What it argues
Lying is a short philosophical essay — barely 80 pages — in which Sam Harris argues that lying is almost never justified and that most people dramatically underestimate its costs. The book emerged from a course Harris took at Stanford with philosopher Ronald Howard, whose unflinching rejection of deception influenced Harris's thinking for decades. The central thesis is stark: if you care about honesty as a value, you must be willing to follow it into uncomfortable territory, including conversations where a "white lie" seems kind or harmless.

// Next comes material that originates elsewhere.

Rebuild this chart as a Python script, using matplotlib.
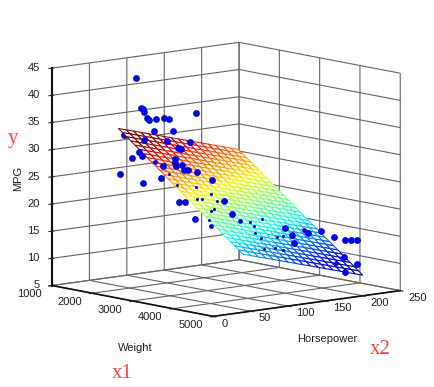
import matplotlib
matplotlib.use("Agg")
import matplotlib.pyplot as plt
import numpy as np

plt.rcParams['font.family'] = ['Liberation Sans', 'DejaVu Sans']

# points that sit in front of the mesh
weight = [2030, 2098, 2123, 2140, 2169, 2200, 2293, 2396, 2463, 2801, 2268, 2514, 2140, 2430, 2732,
          2578, 2617, 2067, 2105, 1987, 1823, 2539, 2536, 2545, 2629, 2385, 2651, 2702, 2821, 2127,
          2357, 3005, 2587, 2668, 3162, 3271, 2792, 3946, 4035, 4249, 4061, 4415, 4577, 4725, 4802,
          4879, 4709, 4879, 4725]
horsepower = [56.4, 59.9, 61.2, 62, 63.5, 65, 69.7, 74.8, 78.2, 95, 68.4, 80.7, 62, 76.5, 91.6,
              83.9, 85.8, 58.4, 60.3, 54.3, 46.2, 81.9, 81.8, 82.3, 86.5, 74.3, 87.6, 90.1, 96.1, 61.4,
              72.9, 105.3, 84.4, 88.4, 113.1, 118.6, 94.6, 152.3, 156.8, 167.4, 158, 175.7, 183.9, 191.3, 195.1,
              198.9, 190.4, 198.9, 191.3]
mpg = [43.6, 38.1, 38.0, 37.3, 36.3, 36.0, 36.1, 36.4, 36.2, 37.5, 33.9, 34.1, 32.2, 32.2, 32.2,
       30.9, 30.7, 30.0, 29.3, 28.8, 25.8, 28.9, 28.2, 27.7, 27.9, 27.5, 27.0, 26.9, 26.7, 24.3,
       25.3, 25.2, 21.0, 21.0, 21.4, 19.2, 18.0, 16.9, 15.7, 16.1, 14.2, 16.6, 15.6, 15.0, 15.1,
       15.1, 11.9, 10.7, 9.2]

# one point behind the corner of the mesh
weight_behind = [1872]
horsepower_behind = [48.6]
mpg_behind = [33.0]

# points cut by the mesh, half showing
weight_cut = [2277, 4194, 3367, 2996, 4610]
horsepower_cut = [68.8, 164.7, 123.3, 104.8, 185.5]
mpg_cut = [28.3, 16.6, 17.9, 16.8, 10.7]

# points cut by the mesh, only a speck showing
weight_speck = [2566, 2801, 2821, 2885, 2992, 3077, 2996, 3041, 2971, 3495, 3555, 3652, 3558, 3635,
                3686, 3844, 3920, 3823, 3920, 2459]
horsepower_speck = [83.3, 95, 96.1, 99.3, 104.6, 108.8, 104.8, 107, 103.5, 129.7, 132.7, 137.6, 132.9, 136.8,
                    139.3, 147.2, 151, 146.2, 151, 78]
mpg_speck = [24.2, 23.9, 21.6, 21.7, 22.6, 21.4, 19.5, 19.9, 17.9, 17.8, 17.0, 18.4, 15.7, 14.9,
             12.8, 15.1, 15.4, 13.1, 12.8, 26.2]

# fitted plane
fit_weight = [1795, 1898, 2001, 2104, 2207, 2310, 2413, 2516, 2619, 2722, 2825, 2928, 3031, 3134, 3237, 3340,
              3443, 3546, 3649, 3752, 3855, 3958, 4061, 4164, 4267, 4370, 4473, 4576, 4679, 4782, 4885]
fit_hp = [46, 56, 66, 76, 86, 96, 106, 116, 126, 136, 146, 156, 166, 176, 186, 196, 206]
fit_mpg = [
    [34.15, 33.53, 32.90, 32.28, 31.65, 31.03, 30.40, 29.78, 29.15, 28.53, 27.90, 27.28, 26.65, 26.03, 25.40, 24.78, 24.15, 23.53, 22.90, 22.28, 21.65, 21.03, 20.40, 19.78, 19.15, 18.53, 17.90, 17.28, 16.65, 16.03, 15.40],
    [33.72, 33.10, 32.47, 31.85, 31.22, 30.60, 29.97, 29.35, 28.72, 28.10, 27.47, 26.85, 26.22, 25.60, 24.97, 24.35, 23.72, 23.10, 22.47, 21.85, 21.22, 20.60, 19.97, 19.35, 18.72, 18.10, 17.47, 16.85, 16.22, 15.60, 14.97],
    [33.29, 32.67, 32.04, 31.42, 30.79, 30.17, 29.54, 28.92, 28.29, 27.67, 27.04, 26.42, 25.79, 25.17, 24.54, 23.92, 23.29, 22.67, 22.04, 21.42, 20.79, 20.17, 19.54, 18.92, 18.29, 17.67, 17.04, 16.42, 15.79, 15.17, 14.54],
    [32.86, 32.24, 31.61, 30.99, 30.36, 29.74, 29.11, 28.49, 27.86, 27.24, 26.61, 25.99, 25.36, 24.74, 24.11, 23.49, 22.86, 22.24, 21.61, 20.99, 20.36, 19.74, 19.11, 18.49, 17.86, 17.24, 16.61, 15.99, 15.36, 14.74, 14.11],
    [32.43, 31.81, 31.18, 30.56, 29.93, 29.31, 28.68, 28.06, 27.43, 26.81, 26.18, 25.56, 24.93, 24.31, 23.68, 23.06, 22.43, 21.81, 21.18, 20.56, 19.93, 19.31, 18.68, 18.06, 17.43, 16.81, 16.18, 15.56, 14.93, 14.31, 13.68],
    [32.00, 31.38, 30.75, 30.13, 29.50, 28.88, 28.25, 27.63, 27.00, 26.38, 25.75, 25.13, 24.50, 23.88, 23.25, 22.63, 22.00, 21.38, 20.75, 20.13, 19.50, 18.88, 18.25, 17.63, 17.00, 16.38, 15.75, 15.13, 14.50, 13.88, 13.25],
    [31.57, 30.95, 30.32, 29.70, 29.07, 28.45, 27.82, 27.20, 26.57, 25.95, 25.32, 24.70, 24.07, 23.45, 22.82, 22.20, 21.57, 20.95, 20.32, 19.70, 19.07, 18.45, 17.82, 17.20, 16.57, 15.95, 15.32, 14.70, 14.07, 13.45, 12.82],
    [31.14, 30.52, 29.89, 29.27, 28.64, 28.02, 27.39, 26.77, 26.14, 25.52, 24.89, 24.27, 23.64, 23.02, 22.39, 21.77, 21.14, 20.52, 19.89, 19.27, 18.64, 18.02, 17.39, 16.77, 16.14, 15.52, 14.89, 14.27, 13.64, 13.02, 12.39],
    [30.71, 30.09, 29.46, 28.84, 28.21, 27.59, 26.96, 26.34, 25.71, 25.09, 24.46, 23.84, 23.21, 22.59, 21.96, 21.34, 20.71, 20.09, 19.46, 18.84, 18.21, 17.59, 16.96, 16.34, 15.71, 15.09, 14.46, 13.84, 13.21, 12.59, 11.96],
    [30.28, 29.66, 29.03, 28.41, 27.78, 27.16, 26.53, 25.91, 25.28, 24.66, 24.03, 23.41, 22.78, 22.16, 21.53, 20.91, 20.28, 19.66, 19.03, 18.41, 17.78, 17.16, 16.53, 15.91, 15.28, 14.66, 14.03, 13.41, 12.78, 12.16, 11.53],
    [29.85, 29.23, 28.60, 27.98, 27.35, 26.73, 26.10, 25.48, 24.85, 24.23, 23.60, 22.98, 22.35, 21.73, 21.10, 20.48, 19.85, 19.23, 18.60, 17.98, 17.35, 16.73, 16.10, 15.48, 14.85, 14.23, 13.60, 12.98, 12.35, 11.73, 11.10],
    [29.42, 28.80, 28.17, 27.55, 26.92, 26.30, 25.67, 25.05, 24.42, 23.80, 23.17, 22.55, 21.92, 21.30, 20.67, 20.05, 19.42, 18.80, 18.17, 17.55, 16.92, 16.30, 15.67, 15.05, 14.42, 13.80, 13.17, 12.55, 11.92, 11.30, 10.67],
    [28.99, 28.37, 27.74, 27.12, 26.49, 25.87, 25.24, 24.62, 23.99, 23.37, 22.74, 22.12, 21.49, 20.87, 20.24, 19.62, 18.99, 18.37, 17.74, 17.12, 16.49, 15.87, 15.24, 14.62, 13.99, 13.37, 12.74, 12.12, 11.49, 10.87, 10.24],
    [28.56, 27.94, 27.31, 26.69, 26.06, 25.44, 24.81, 24.19, 23.56, 22.94, 22.31, 21.69, 21.06, 20.44, 19.81, 19.19, 18.56, 17.94, 17.31, 16.69, 16.06, 15.44, 14.81, 14.19, 13.56, 12.94, 12.31, 11.69, 11.06, 10.44, 9.81],
    [28.13, 27.51, 26.88, 26.26, 25.63, 25.01, 24.38, 23.76, 23.13, 22.51, 21.88, 21.26, 20.63, 20.01, 19.38, 18.76, 18.13, 17.51, 16.88, 16.26, 15.63, 15.01, 14.38, 13.76, 13.13, 12.51, 11.88, 11.26, 10.63, 10.01, 9.38],
    [27.70, 27.08, 26.45, 25.83, 25.20, 24.58, 23.95, 23.33, 22.70, 22.08, 21.45, 20.83, 20.20, 19.58, 18.95, 18.33, 17.70, 17.08, 16.45, 15.83, 15.20, 14.58, 13.95, 13.33, 12.70, 12.08, 11.45, 10.83, 10.20, 9.58, 8.95],
    [27.27, 26.65, 26.02, 25.40, 24.77, 24.15, 23.52, 22.90, 22.27, 21.65, 21.02, 20.40, 19.77, 19.15, 18.52, 17.90, 17.27, 16.65, 16.02, 15.40, 14.77, 14.15, 13.52, 12.90, 12.27, 11.65, 11.02, 10.40, 9.77, 9.15, 8.52],
]

weight_ticks = [1000, 2000, 3000, 4000, 5000]
hp_ticks = [0, 50, 100, 150, 200, 250]
mpg_ticks = [5, 10, 15, 20, 25, 30, 35, 40, 45]

W, H = 434, 387
fig = plt.figure(figsize=(W / 100, H / 100), dpi=100)

# square axes centred on the middle of the box
side = 380
cx, cy = 221, 184.5
ax = fig.add_axes([(cx - side / 2) / W, 1 - (cy + side / 2) / H, side / W, side / H],
                  projection='3d', computed_zorder=False)
ax.set_proj_type('ortho')
ax.view_init(elev=9.35, azim=-40.3)
ax.set_box_aspect((250, 246, 221), zoom=1.18 * 340 / 380)

ax.set_xlim(1000, 5000)
ax.set_ylim(0, 250)
ax.set_zlim(5, 45)
ax.set_xticks(weight_ticks)
ax.set_yticks(hp_ticks)
ax.set_zticks(mpg_ticks)
ax.tick_params(labelsize=8, colors='#202020', length=2)
ax.tick_params(axis='x', pad=0)
ax.tick_params(axis='y', pad=-1)
ax.tick_params(axis='z', pad=-3)
for lbl in ax.get_xticklabels():
    lbl.set_ha('right')
    lbl.set_va('bottom')
for lbl in ax.get_yticklabels():
    lbl.set_ha('left')
    lbl.set_va('bottom')
for lbl in ax.get_zticklabels():
    lbl.set_ha('right')
    lbl.set_va('center')

for axis in [ax.xaxis, ax.yaxis, ax.zaxis]:
    axis.set_pane_color((1, 1, 1, 0))
    axis.pane.set_edgecolor('#606060')
    axis.pane.set_linewidth(0.8)
    axis._axinfo['grid'].update(color='#666666', linewidth=0.8)
    axis.line.set_color('#111111')
    axis.line.set_linewidth(1.2)
ax.zaxis.line.set_linewidth(1.5)
ax.zaxis.set_ticks_position('lower')

X, Y = np.meshgrid(fit_weight, fit_hp)
Z = np.array(fit_mpg)

ax.scatter(weight_behind, horsepower_behind, mpg_behind, c='#0000f0', s=24, linewidths=0,
           depthshade=False, zorder=1)

surf = ax.plot_surface(X, Y, Z, rstride=1, cstride=1, color='white', shade=False, zorder=2)
norm = plt.Normalize(8.5, 32)
z_face = (Z[:-1, :-1] + Z[1:, 1:]) / 2
surf.set_edgecolor(plt.cm.jet(norm(z_face)).reshape(-1, 4))
surf.set_linewidth(0.75)

ax.scatter(weight, horsepower, mpg, c='#0000f0', s=24, linewidths=0, depthshade=False, zorder=3)
ax.scatter(weight_cut, horsepower_cut, mpg_cut, c='#0000f0', s=12, linewidths=0, depthshade=False, zorder=3)
ax.scatter(weight_speck, horsepower_speck, mpg_speck, c='#0000f0', s=5, linewidths=0, depthshade=False, zorder=3)

fig.text(135 / W, 1 - 348 / H, 'Weight', fontsize=8, ha='center', va='center', color='#202020')
fig.text(327 / W, 1 - 339 / H, 'Horsepower', fontsize=8, ha='center', va='center', color='#202020')
fig.text(18 / W, 1 - 178 / H, 'MPG', fontsize=8, rotation=90, ha='center', va='center', color='#202020')

red = '#f04848'
fig.text(13 / W, 1 - 138 / H, 'y', fontsize=15, family='Liberation Serif', color=red, ha='center', va='center')
fig.text(122 / W, 1 - 373 / H, 'x1', fontsize=15, family='Liberation Serif', color=red, ha='center', va='center')
fig.text(380 / W, 1 - 350 / H, 'x2', fontsize=15, family='Liberation Serif', color=red, ha='center', va='center')

fig.savefig('out.png', dpi=100)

Harris distinguishes between sincere assertions — genuine first-person claims about what you believe — and performative assertions, where both parties understand no literal claim is being made. Social pleasantries, fiction, roleplay, and acting do not violate the norm against lying because both parties have the same understanding. What does violate it is any attempt to create a false belief in someone's mind without their consent. By this standard, white lies are still lies: they substitute your judgment about what someone can handle for their own capacity to hear the truth.
What it gets right
- 1.
Most lies, including white lies, substitute your judgment for another person's about what they can handle. That is a form of disrespect.
- 2.
Lying requires cognitive overhead: you must track the false belief you have created and prevent it from being exposed. Honesty is simpler.
- 3.
The consequentialist case against lying: when lies are discovered, they destroy trust. The relationship cost typically exceeds whatever the lie was protecting.
What it covers
Who wrote it
Sam Harris is an American author, neuroscientist, and philosopher best known for his criticisms of religion and his work on ethics, free will, and meditation. His books include The End of Faith (2004), Letter to a Christian Nation (2006), The Moral Landscape (2010), Free Will (2012), and Waking Up (2014). He holds a doctorate in cognitive neuroscience from UCLA and hosts the Making Sense podcast, one of the most widely listened-to interview shows in philosophy and science. He is a co-founder of Project Reason, a nonprofit promoting scientific thinking and secular values.